> **SET PROBLEM**
Every line from the first one to the line containing "Chart.register(...registerables);" should be echoed exactly; leave out the rest.

> **SOURCE MATERIAL**
——————

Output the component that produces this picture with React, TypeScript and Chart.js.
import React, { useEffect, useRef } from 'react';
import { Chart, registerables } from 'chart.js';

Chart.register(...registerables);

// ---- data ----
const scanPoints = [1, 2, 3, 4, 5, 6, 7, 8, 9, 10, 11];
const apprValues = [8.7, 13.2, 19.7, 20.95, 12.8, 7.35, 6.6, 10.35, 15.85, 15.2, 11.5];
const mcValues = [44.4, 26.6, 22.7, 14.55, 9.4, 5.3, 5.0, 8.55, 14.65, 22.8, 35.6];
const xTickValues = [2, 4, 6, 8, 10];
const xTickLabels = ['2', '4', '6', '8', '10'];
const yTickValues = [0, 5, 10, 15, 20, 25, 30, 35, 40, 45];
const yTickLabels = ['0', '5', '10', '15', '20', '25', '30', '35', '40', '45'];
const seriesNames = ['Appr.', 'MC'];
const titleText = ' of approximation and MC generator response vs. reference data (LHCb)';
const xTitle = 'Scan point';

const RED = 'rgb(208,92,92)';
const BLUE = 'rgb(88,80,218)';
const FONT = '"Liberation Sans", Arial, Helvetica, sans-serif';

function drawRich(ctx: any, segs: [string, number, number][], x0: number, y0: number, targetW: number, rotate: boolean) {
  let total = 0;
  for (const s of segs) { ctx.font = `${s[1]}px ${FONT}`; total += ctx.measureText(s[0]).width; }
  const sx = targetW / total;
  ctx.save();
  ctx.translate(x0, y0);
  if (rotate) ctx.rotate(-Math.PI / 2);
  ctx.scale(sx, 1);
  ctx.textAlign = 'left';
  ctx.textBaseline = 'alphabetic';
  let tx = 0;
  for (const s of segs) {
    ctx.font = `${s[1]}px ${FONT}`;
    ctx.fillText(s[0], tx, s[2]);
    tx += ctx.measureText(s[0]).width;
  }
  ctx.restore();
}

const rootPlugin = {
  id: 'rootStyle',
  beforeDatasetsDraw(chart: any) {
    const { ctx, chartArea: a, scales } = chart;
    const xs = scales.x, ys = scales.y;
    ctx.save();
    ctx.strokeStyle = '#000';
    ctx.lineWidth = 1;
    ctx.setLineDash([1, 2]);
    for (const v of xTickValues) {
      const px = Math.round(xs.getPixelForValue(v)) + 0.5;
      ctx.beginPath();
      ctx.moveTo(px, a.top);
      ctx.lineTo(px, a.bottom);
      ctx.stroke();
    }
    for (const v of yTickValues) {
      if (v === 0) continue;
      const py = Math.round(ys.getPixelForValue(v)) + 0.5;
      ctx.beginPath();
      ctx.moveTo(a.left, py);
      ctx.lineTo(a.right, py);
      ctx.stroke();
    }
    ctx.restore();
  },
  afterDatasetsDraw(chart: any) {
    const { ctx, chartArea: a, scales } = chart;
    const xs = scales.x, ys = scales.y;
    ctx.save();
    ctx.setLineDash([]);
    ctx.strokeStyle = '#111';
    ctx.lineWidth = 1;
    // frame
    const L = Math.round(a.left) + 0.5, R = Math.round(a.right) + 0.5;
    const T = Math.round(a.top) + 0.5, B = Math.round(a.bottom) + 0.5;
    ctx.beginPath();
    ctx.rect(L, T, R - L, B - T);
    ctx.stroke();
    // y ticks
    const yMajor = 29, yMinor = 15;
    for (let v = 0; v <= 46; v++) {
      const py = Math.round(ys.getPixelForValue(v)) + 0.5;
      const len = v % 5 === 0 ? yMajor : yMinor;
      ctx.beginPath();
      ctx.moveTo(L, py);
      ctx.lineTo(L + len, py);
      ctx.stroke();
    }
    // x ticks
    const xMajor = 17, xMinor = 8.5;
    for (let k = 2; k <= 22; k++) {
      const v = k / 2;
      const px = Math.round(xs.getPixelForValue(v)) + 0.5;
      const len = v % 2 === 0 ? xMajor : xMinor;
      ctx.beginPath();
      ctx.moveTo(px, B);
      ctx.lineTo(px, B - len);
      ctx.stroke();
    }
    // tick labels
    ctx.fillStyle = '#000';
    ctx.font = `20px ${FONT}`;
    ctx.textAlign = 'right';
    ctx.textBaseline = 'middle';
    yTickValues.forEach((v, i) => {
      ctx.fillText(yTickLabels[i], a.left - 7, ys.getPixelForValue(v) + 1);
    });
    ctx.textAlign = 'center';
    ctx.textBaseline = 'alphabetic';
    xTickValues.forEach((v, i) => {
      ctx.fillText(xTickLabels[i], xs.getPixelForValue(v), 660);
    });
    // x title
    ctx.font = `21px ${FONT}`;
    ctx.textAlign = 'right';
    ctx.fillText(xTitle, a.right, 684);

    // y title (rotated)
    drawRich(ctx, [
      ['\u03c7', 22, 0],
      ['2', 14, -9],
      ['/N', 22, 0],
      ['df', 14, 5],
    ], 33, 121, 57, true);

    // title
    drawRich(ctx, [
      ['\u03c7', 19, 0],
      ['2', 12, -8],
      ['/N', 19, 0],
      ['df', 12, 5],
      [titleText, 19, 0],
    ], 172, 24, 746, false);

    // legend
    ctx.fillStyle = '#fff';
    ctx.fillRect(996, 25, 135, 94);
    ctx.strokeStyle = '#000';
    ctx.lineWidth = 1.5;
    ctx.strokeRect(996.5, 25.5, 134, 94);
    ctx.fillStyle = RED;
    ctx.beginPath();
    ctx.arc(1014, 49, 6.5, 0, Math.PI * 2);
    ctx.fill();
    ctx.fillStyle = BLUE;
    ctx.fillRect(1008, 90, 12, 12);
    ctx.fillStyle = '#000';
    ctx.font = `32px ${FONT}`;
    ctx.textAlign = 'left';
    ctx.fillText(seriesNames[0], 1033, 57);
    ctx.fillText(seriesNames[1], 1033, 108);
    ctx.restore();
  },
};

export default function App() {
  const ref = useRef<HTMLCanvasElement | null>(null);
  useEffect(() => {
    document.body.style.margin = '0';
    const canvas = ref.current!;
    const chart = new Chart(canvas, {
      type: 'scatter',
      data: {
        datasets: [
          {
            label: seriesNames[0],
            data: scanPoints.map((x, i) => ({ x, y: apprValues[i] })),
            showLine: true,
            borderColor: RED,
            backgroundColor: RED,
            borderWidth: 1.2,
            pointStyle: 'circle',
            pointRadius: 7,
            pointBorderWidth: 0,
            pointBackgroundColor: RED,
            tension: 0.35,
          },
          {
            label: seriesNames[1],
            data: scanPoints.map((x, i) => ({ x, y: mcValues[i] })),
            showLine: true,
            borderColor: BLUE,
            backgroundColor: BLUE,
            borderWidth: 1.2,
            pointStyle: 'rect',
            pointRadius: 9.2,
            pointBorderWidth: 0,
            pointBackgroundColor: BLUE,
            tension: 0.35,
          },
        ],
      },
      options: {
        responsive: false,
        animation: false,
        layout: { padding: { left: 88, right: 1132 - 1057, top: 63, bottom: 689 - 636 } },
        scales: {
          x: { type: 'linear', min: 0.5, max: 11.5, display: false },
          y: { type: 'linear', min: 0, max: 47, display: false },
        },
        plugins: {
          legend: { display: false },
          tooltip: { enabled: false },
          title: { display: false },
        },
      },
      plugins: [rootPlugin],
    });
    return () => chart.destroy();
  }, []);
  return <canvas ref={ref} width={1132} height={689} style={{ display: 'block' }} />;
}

——————

> **WRITTEN SOLUTION**
Output the component that produces this picture with React, TypeScript and Chart.js.
import React, { useEffect, useRef } from 'react';
import { Chart, registerables } from 'chart.js';

Chart.register(...registerables);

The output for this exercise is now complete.